No. Capping bills treats the symptom, not the cause. The frantic horsetrading happens because we cram the people’s business into a part-time, 60-day session. The answer isn’t fewer ideas. It’s more time to weigh them. I’d push for a full time Legislature so bills get real hearings and real scrutiny instead of dying or passing in a last-minute scramble. We ask a handful of people to run a multibillion dollar state in their spare time and then act surprised when things get rushed.
Hawaiʻi lawmakers are often in the dark about how much a piece of legislation will cost because the Aloha State is the only one in the nation that doesn’t require a fiscal analysis for bills. Should lawmakers be forced to put a realistic price tag on the legislation they introduce?
Yes, but with discipline. This can’t become more red tape. We’re the only state without a real process to price a bill before we vote on it, and flying blind is what’s actually expensive. I’d favor one nonpartisan analyst’s office, with notes required only on spending and tax bills so we don’t clog up the calendar. We want honest math. One office is cheap insurance against the multimillion dollar surprises we keep voting for without seeing a price tag.
There are no term limits for state legislators in Hawaiʻi, so incumbents tend to win. Would you seek to change that? Why or why not?
Yes, but done right. Institutional memory matters, and a body with no experience is easy for lobbyists to run circles around. I’d favor a limit that’s longer than people expect. Cap legislative service at around 20 years, with members allowed to finish the term they were elected to. That’s long enough to learn the job and build expertise, but short enough that no seat becomes a lifetime appointment. We need both fresh voices and hard-earned knowledge.
What would you do to help improve the state’s public school system?
Teaching runs in my family. My mother-in-law taught English at Kaiser, my wife is also a teacher and a few years before he passed, my father taught ESL classes at Kaimukī High School. Good educators leave because they can’t afford to stay. That’s the same affordability fight at the center of our campaign. I’d add housing support for teachers, and fund school repairs the DOE keeps deferring. And I’d pursue stronger earned increment raises so we keep teachers in their profession for a lifetime.
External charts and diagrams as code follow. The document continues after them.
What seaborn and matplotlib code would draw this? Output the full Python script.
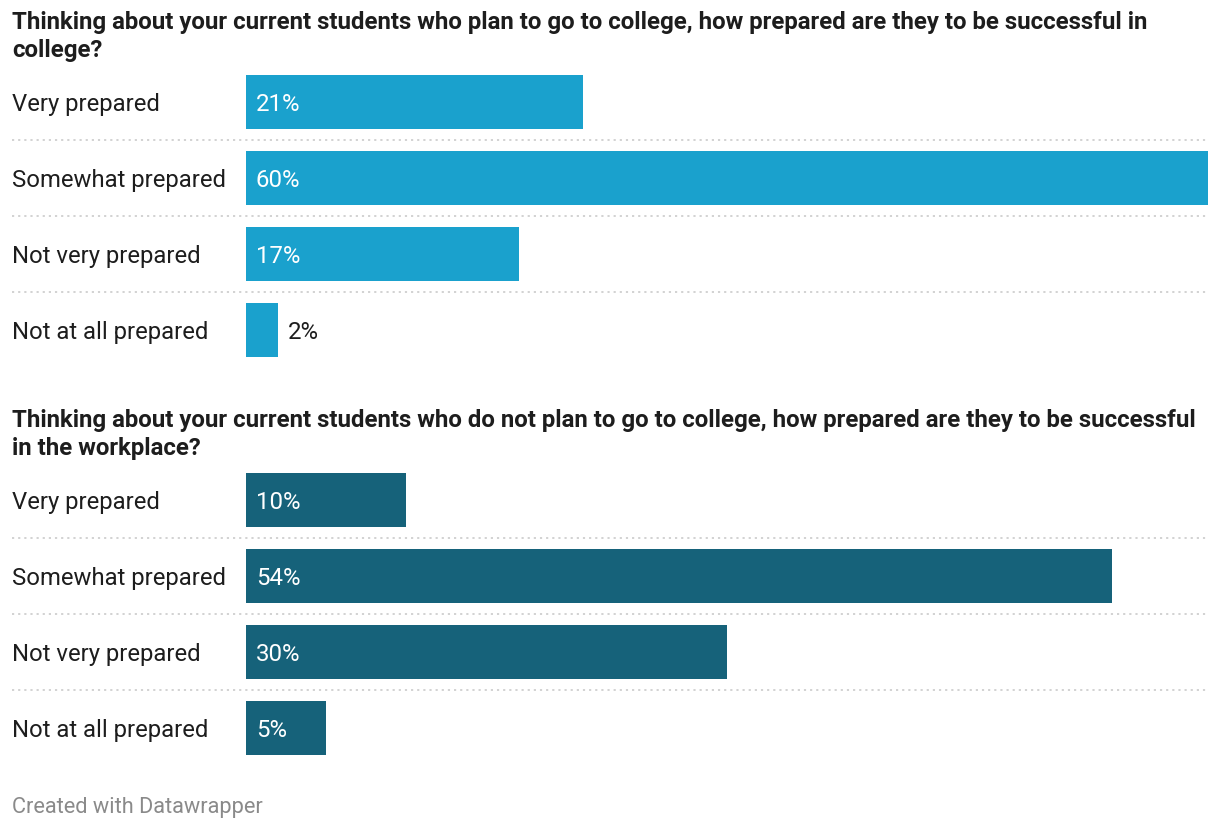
import matplotlib
matplotlib.use("Agg")
import matplotlib.pyplot as plt
import matplotlib.transforms as mtransforms
import pandas as pd
import seaborn as sns

sns.set_style("white")
plt.rcParams['font.family'] = ['Roboto', 'DejaVu Sans']

categories = ["Very prepared", "Somewhat prepared", "Not very prepared", "Not at all prepared"]
college_values = [21, 60, 17, 2]
workplace_values = [10, 54, 30, 5]

title_college = ("Thinking about your current students who plan to go to college, how prepared are they to be successful in\n"
                 "college?")
title_workplace = ("Thinking about your current students who do not plan to go to college, how prepared are they to be successful\n"
                   "in the workplace?")

COLOR_TOP = "#1aa1cd"
COLOR_BOTTOM = "#16627a"
TEXT = "#1d1d1d"

W, H = 1220, 832
fig = plt.figure(figsize=(W / 100, H / 100), dpi=100)

def panel(bottom_px, values, color, title):
    left = 246 / W
    width = 962 / W
    ax = fig.add_axes([left, (H - bottom_px) / H, width, 304 / H])
    df = pd.DataFrame({"cat": categories, "val": values})
    sns.barplot(data=df, x="val", y="cat", orient="h", color=color,
                width=0.71, saturation=1, linewidth=0, ax=ax)
    ax.set_xlim(0, 60)
    ax.set_ylim(3.5, -0.5)
    ax.set_xlabel("")
    ax.set_ylabel("")
    ax.set_xticks([])
    ax.set_yticks([])
    for s in ax.spines.values():
        s.set_visible(False)
    # category labels, left aligned at the figure margin
    trans = mtransforms.blended_transform_factory(fig.transFigure, ax.transData)
    for i, c in enumerate(categories):
        ax.text(12 / W, i + 0.03, c, transform=trans, ha="left", va="center",
                fontsize=17.2, color=TEXT)
    # dotted separators
    for i in range(len(categories) - 1):
        ax.axhline(i + 0.5, xmin=(12 - 246) / 962, xmax=1, color="#cfcfcf",
                   linestyle=(0, (1.2, 2.2)), linewidth=1.3, clip_on=False)
    # value labels
    for i, v in enumerate(values):
        if v >= 4:
            ax.text(0.62, i + 0.03, f"{v}%", color="white", va="center", ha="left", fontsize=17.3)
        else:
            ax.text(v + 0.62, i + 0.03, f"{v}%", color=TEXT, va="center", ha="left", fontsize=17.3)
    # title
    top_y = bottom_px - 304
    fig.text(12 / W, 1 - (top_y - 53) / H, title, fontsize=17.25, fontweight="bold",
             color=TEXT, va="top", ha="left", linespacing=1.3)
    return ax

panel(368, college_values, COLOR_TOP, title_college)
panel(766, workplace_values, COLOR_BOTTOM, title_workplace)

fig.text(12 / W, 1 - 808 / H, "Created with Datawrapper", fontsize=15.7, color="#8a8a8a",
         va="center", ha="left")

fig.savefig("out.png", dpi=100)
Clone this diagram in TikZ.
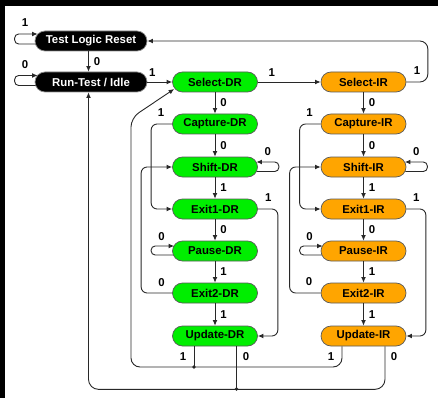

Hawaiʻi is heavily reliant on tourism. What would you propose to diversify Hawaiʻi’s economy?
Three pillars. First, food security. We can’t feed ourselves if the boats stop coming, so rebuilding agriculture is the best long-term answer. Second, I work in the media and creative arts industry. With more studios, soundstages and tax incentives, Hawaiʻi can create jobs for our artists, storytellers and technicians right here. Third, remote work brought me home. I’d court companies to hire Hawaiʻi-based remote workers and fix the rules that make out-of-state health plans hard to use here.
An estimated 60% of Hawaiʻi residents are struggling to get by. It’s a problem that reaches far beyond low-income folks and into the middle class, which is disappearing. What would you do to help?
I live this issue. Between editing gigs I drive Uber to make our mortgage and HOA. Even with a good-paying job, it’s hard to stay ahead here. The middle class is vanishing because the cost of housing is outrunning wages. If we bring housing costs down by funding the infrastructure that drives them up, one job could cover a normal life again. We won’t grow the middle class without fixing what it costs to stay here.